The Soil Moisture and Ocean Salinity (SMOS) satellite has measured the L-band brightness temperature of the Earth over three years. The payload instrument MIRAS (Microwave Imaging Radiometer using Aperture Synthesis) measures two-dimensional brightness temperature maps of the L-band radiation by means of interferometry in order to obtain a reasonable angular resolution.

One key aspect in interferometric imaging is that the average brightness temperature level of each measured image is obtained from an independent measurement. In SMOS, there are three special Noise Injection Radiometers (NIR units) for this purpose. Obviously, accuracy of these NIR units, or reference radiometers, plays an important role in the performance of the whole MIRAS.

Performance of any radiometer is often characterized by thermal and temporal stability of its measurements. Especially, since the scientific mission requirements of the SMOS mission rely on averaging data from several orbits, the stability of the measurements play an enhanced role. Throughout the SMOS mission the performance of the imaging system, as well as the performance of the NIR units, has been monitored with measurements of some well-behaving natural targets. Such targets have been the sky (which is also the only external calibration reference of MIRAS), Antarctica, and Pacific Ocean. These targets have been analyzed by Level 1 and Level 2 teams e.g. in terms of temporal stability, spatial ripple, and thermal stability of measurements.

One key result from the investigations of the three years is that there has been a clear change in thermal and electrical properties of the MIRAS hardware during the first months of the mission, and that this change has settled or at least decreased along with the mission. This change has been attributed to changes in thermal and electrical conductivity in the ground plane cover around the antennas. By possibly affecting to the attenuation, efficiency, matching, and antenna patterns of individual units, these changes restrict the performance of MIRAS and the NIR units.

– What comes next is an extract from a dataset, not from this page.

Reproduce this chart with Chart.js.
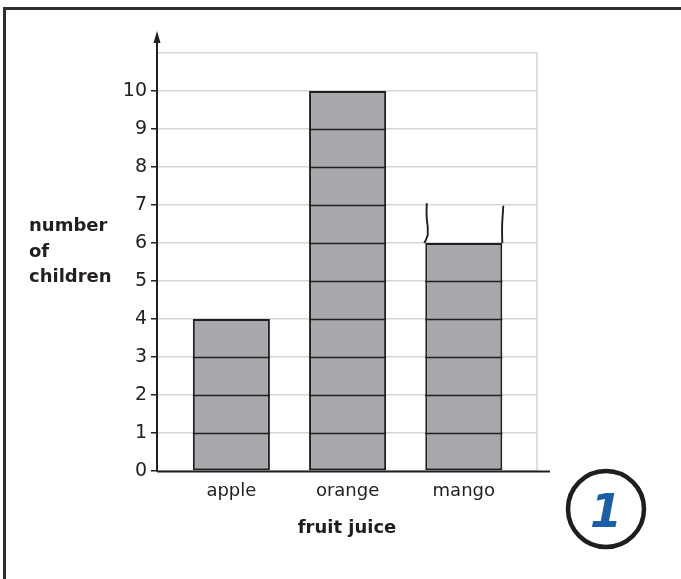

Within the NIR units, different models have been proposed to compensate these effects. Mainly, the methods are based on relating some NIR unit parameter with the physical temperature of the antenna patch. These models have been clearly enhancing the performance of the units; however, room for further improvements still exists in this field. In this contribution we review the front-end models of the NIR units that have been developed during the three-year life time of SMOS. We explain measurements which are used to assess the different models and the key results which yield in the development of them. Especially, we show measurements of the validation targets (sky, Antarctica and Pacific Ocean) with different NIR front-end models. From these results we conclude the current radiometric stability of the measurements of SMOS, and point out possible new ways to further improve the performance.